Sviluppò la teoria del campo elettromagnetico in connessione alle guide d’onda e tecniche variazionali utilizzate in vari campi della fisica. Lo studio delle microonde lo portò ad interessarsi di acceleratori per elettroni e quindi al comportamento di elettroni in un campo magnetico. Qui notò le difficoltà della teoria classica e rivolse il suo interesse all’elettrodinamica quantistica di Dirac sviluppando la tecnica di rinormalizzazione.
Anche se in aspettativa, in quanto comandato presso il MIT, ottenne la cattedra di fisica teorica a Purdue, ma non vi tornò perché alla fine della guerra fu chiamato ad Harvard, dove ottenne il titolo di Professore ordinario nel 1947, a 29 anni, e rimase fino al 1972.
Nel ’47 aveva sposato Clarice Carrol.
Dopo aver sviluppato la tecnica della rinormalizzazione in QED propose quello che ora è chiamato Effetto Schwinger non ancora confermato da esperimenti.
Nel 1957 ipotizzò l’esistenza di due tipi di neutrini, uno associato con l’elettrone e l’altro con il muone, in seguito verificata sperimentalmente.
Convinto della necessità di una teoria fenomenologica per le particelle, sviluppò la cosiddetta source theory (teoria della sorgente) che tratta allo stesso modo particelle che interagiscono fortemente, fotoni e gravitoni. Su questo argomento pubblicò i due volumi di Particles, Sources, and Fields.
Si occupò anche di statistica quantistica e trovò la cosiddetta condizione KMS (da Kubo, Martin e Schwinger).
Nel 1965 ottenne il Premio Nobel per la formulazione dell’elettrodinamica quantistica, insieme a Feynman e al giapponese Tomonaga.
In particolare il contributo maggiore di Schwinger, oltre alla tecnica di rinormalizzazione sviluppata indipendentemente da Feynman, fu il calcolo del momento magnetico anomalo dell’elettrone scoperto da Foley e Kusch.
Per questi contributi oltre al Nobel ottenne il premio “Natura della luce” dalla National Academy of Sciences nel 1949 e insieme a Kurt Godel il primo premio intitolato ad Albert Einstein nel 1951. Ebbe anche lauree ad honorem da Harvard e da Purdue e la Medaglia delle Scienze nel 1964.
Dal 1972 fino alla pensione ebbe la cattedra all’Università di California a Los Angeles (UCLA), molto apprezzato come insegnante e come supervisore di numerosissimi dottorandi, più di 70, tre dei quali arrivarono al Premio Nobel (Ben Mottelson – 1975, Sheldon Glashow –1979 e Walter Gilbert –1980 per la chimica).

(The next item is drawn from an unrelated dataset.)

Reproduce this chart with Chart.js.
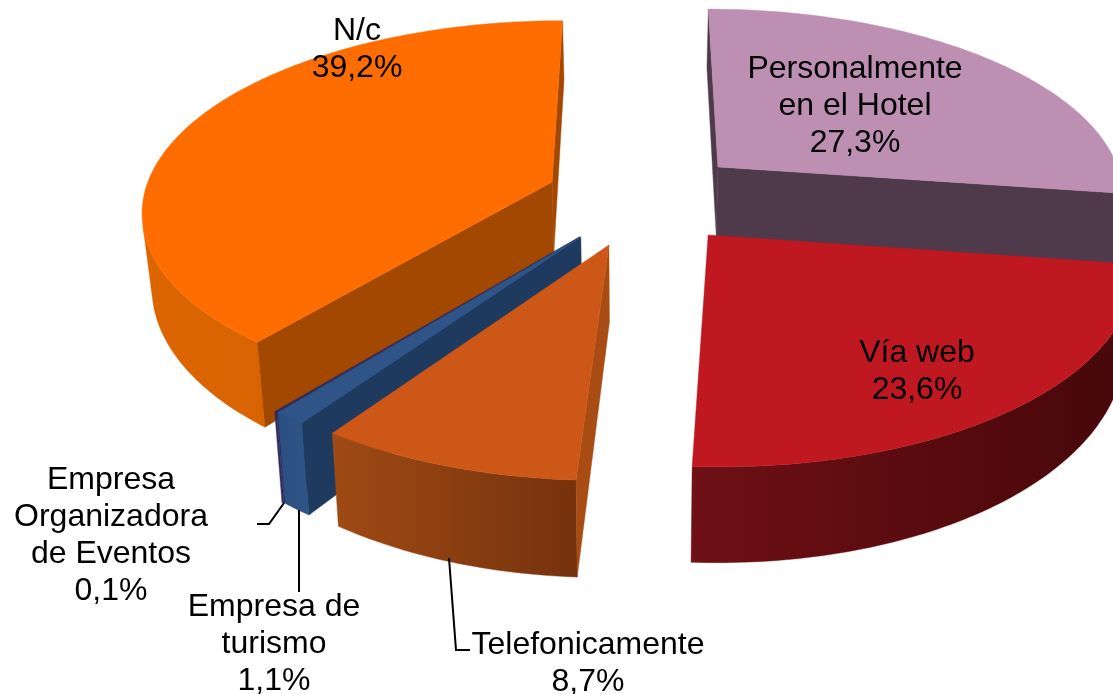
<!DOCTYPE html>
<html><head><meta charset="utf-8">
<style>html,body{margin:0;padding:0;background:#fff;overflow:hidden}#wrap{width:1113px;height:694px;position:relative}</style>
<script src="https://cdn.jsdelivr.net/npm/chart.js@4"></script>
</head><body><div id="wrap"><canvas id="c" width="1113" height="694"></canvas></div>
<script>
const categories = ["Personalmente en el Hotel","Vía web","Telefonicamente","Empresa de turismo","Empresa Organizadora de Eventos","N/c"];
const values = [27.3,23.6,8.7,1.1,0.1,39.2];
const labelLines = [["Personalmente","en el Hotel"],["Vía web"],["Telefonicamente"],["Empresa de","turismo"],["Empresa","Organizadora","de Eventos"],["N/c"]];
const explodeU = [0.2,0.1668,-0.0687,-0.1357,-0.1386,-0.2125];
const explodeV = [0.174,-0.186,-0.236,-0.196,-0.196,0.0914];
const topColors = ["#BD8FB3","#C01820","#CD5716","#2F5588","#2E2C5F","#FF6D00"];
const radialColors = ["#4F3A4B","#4F0A0E","#A84C14","#1F3A5F","#2E2C5F","#A34800"];
const outerLeft = ["#6E5468","#6E1015","#A04A14","#2C4F80","#2E2C5F","#DC6500"];
const outerRight = ["#4F3A4B","#46070A","#75320D","#2E5385","#2E2C5F","#D05E00"];
const labelPos = [[855,69],[917,353],[588,645],[274,607],[111,480],[357,31]];
const leaders = [null,null,[[449,558],[456,650],[470,650]],[[299,510],[299,592]],[[284,503],[269,524],[257,524]],null];

const view = {dx:81.5, dy:-148, radiusScale:1.18, tilt:0.46, persp:0.14, depth:73, taper:0.02};
const lineGap = 37.2, fontPx = 32;

const pie3d = {
  id:'pie3d',
  beforeDatasetsDraw(chart){
    const ctx = chart.ctx, arcs = chart.getDatasetMeta(0).data;
    const first = arcs[0];
    const A = first.outerRadius*view.radiusScale, B = A*view.tilt;
    const cx = first.x+view.dx, y0 = first.y+view.dy;
    const proj=(u,v,z)=>{const w=1+view.persp*v, s=1-view.taper*z;
      return [cx+A*u/w*s, y0-B*v/w+z*view.depth/Math.pow(w,1.5)];};
    const poly=(pts,fill)=>{ctx.beginPath();pts.forEach((p,i)=>i?ctx.lineTo(p[0],p[1]):ctx.moveTo(p[0],p[1]));ctx.closePath();ctx.fillStyle=fill;ctx.fill();ctx.strokeStyle=fill;ctx.lineWidth=0.4;ctx.stroke();};
    const area=q=>{let s=0;q.forEach((p,i)=>{const n=q[(i+1)%q.length];s+=p[0]*n[1]-n[0]*p[1];});return s;};
    const order = arcs.map((a,i)=>i).sort((p,q)=>{
      const m=i=>-Math.sin((arcs[i].startAngle+arcs[i].endAngle)/2); return m(q)-m(p);});
    ctx.save();
    order.forEach(i=>{
      const a=arcs[i];
      const ou=explodeU[i], ov=explodeV[i];
      const steps=Math.max(2,Math.ceil((a.endAngle-a.startAngle)/(Math.PI/180)));
      const rim=[];
      for(let s=0;s<=steps;s++){const t=a.startAngle+(a.endAngle-a.startAngle)*s/steps;
        rim.push([ou+Math.cos(t),ov-Math.sin(t)]);}
      const T=p=>proj(p[0],p[1],0), L=p=>proj(p[0],p[1],1);
      const apex=[ou,ov];
      let xs=rim.map(p=>T(p)[0]);
      const g=ctx.createLinearGradient(Math.min(...xs),0,Math.max(...xs),0);
      g.addColorStop(0,outerLeft[i]);g.addColorStop(1,outerRight[i]);
      let run=[];
      const flush=()=>{if(run.length>1){poly(run.map(T).concat(run.slice().reverse().map(L)),g);}run=[];};
      for(let s=0;s<steps;s++){
        const q=[T(rim[s]),T(rim[s+1]),L(rim[s+1]),L(rim[s])];
        if(area(q)<0){if(!run.length)run.push(rim[s]);run.push(rim[s+1]);}else flush();
      }
      flush();
      const e1=[T(apex),T(rim[0]),L(rim[0]),L(apex)];
      if(area(e1)<0)poly(e1,radialColors[i]);
      const e2=[T(rim[steps]),T(apex),L(apex),L(rim[steps])];
      if(area(e2)<0)poly(e2,radialColors[i]);
      poly([T(apex)].concat(rim.map(T)),topColors[i]);
    });
    ctx.strokeStyle="#000";ctx.lineWidth=2;ctx.lineJoin="miter";
    leaders.forEach(l=>{if(!l)return;ctx.beginPath();l.forEach((p,i)=>i?ctx.lineTo(p[0],p[1]):ctx.moveTo(p[0],p[1]));ctx.stroke();});
    ctx.fillStyle="#000";ctx.textAlign="center";ctx.textBaseline="middle";
    ctx.font=fontPx+'px "Liberation Sans", Arial, sans-serif';
    values.forEach((val,i)=>{
      const lines=labelLines[i].concat([val.toFixed(1).replace('.',',')+'%']);
      lines.forEach((t,j)=>ctx.fillText(t,labelPos[i][0],labelPos[i][1]+j*lineGap));
    });
    ctx.restore();
    return false;
  }
};

new Chart(document.getElementById('c'),{
  type:'pie',
  data:{labels:categories,datasets:[{data:values,backgroundColor:topColors,borderWidth:0}]},
  options:{responsive:false,animation:false,rotation:0,
    layout:{padding:0},
    plugins:{legend:{display:false},tooltip:{enabled:false},title:{display:false}}},
  plugins:[pie3d]
});
</script></body></html>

Le sue lezioni furono descritte come eleganti, chiare e originali (non ripeteva mai la lezione nello stesso modo), opera d’arte e fisica allo stesso tempo.
Nonostante i successi ottenuti diventò sempre più solitario e non influì come avrebbe potuto sui successivi sviluppi della fisica teorica.
Negli ultimi anni si interessò alla fusione fredda senza preconcetti e preclusioni, pubblicando rassegne e lavori teorici sull’argomento, alcuni dei quali trovarono difficoltà nell’ambiente scientifico.
Quando alcuni suoi lavori vennero respinti, con motivazioni che trovò dettate solo da conservatorismo e non da errori rilevati, da riviste dell’American Physical Society si dimise da quella società di cui era stato un eminente membro per più di 50 anni, e la accusò senza mezze misure di censura:The pressure for conformity is enormous. I have experienced it in editors’ rejection of submitted papers, based on venomous criticism of anonymous referees. The replacement of impartial reviewing by censorship will be the death of science.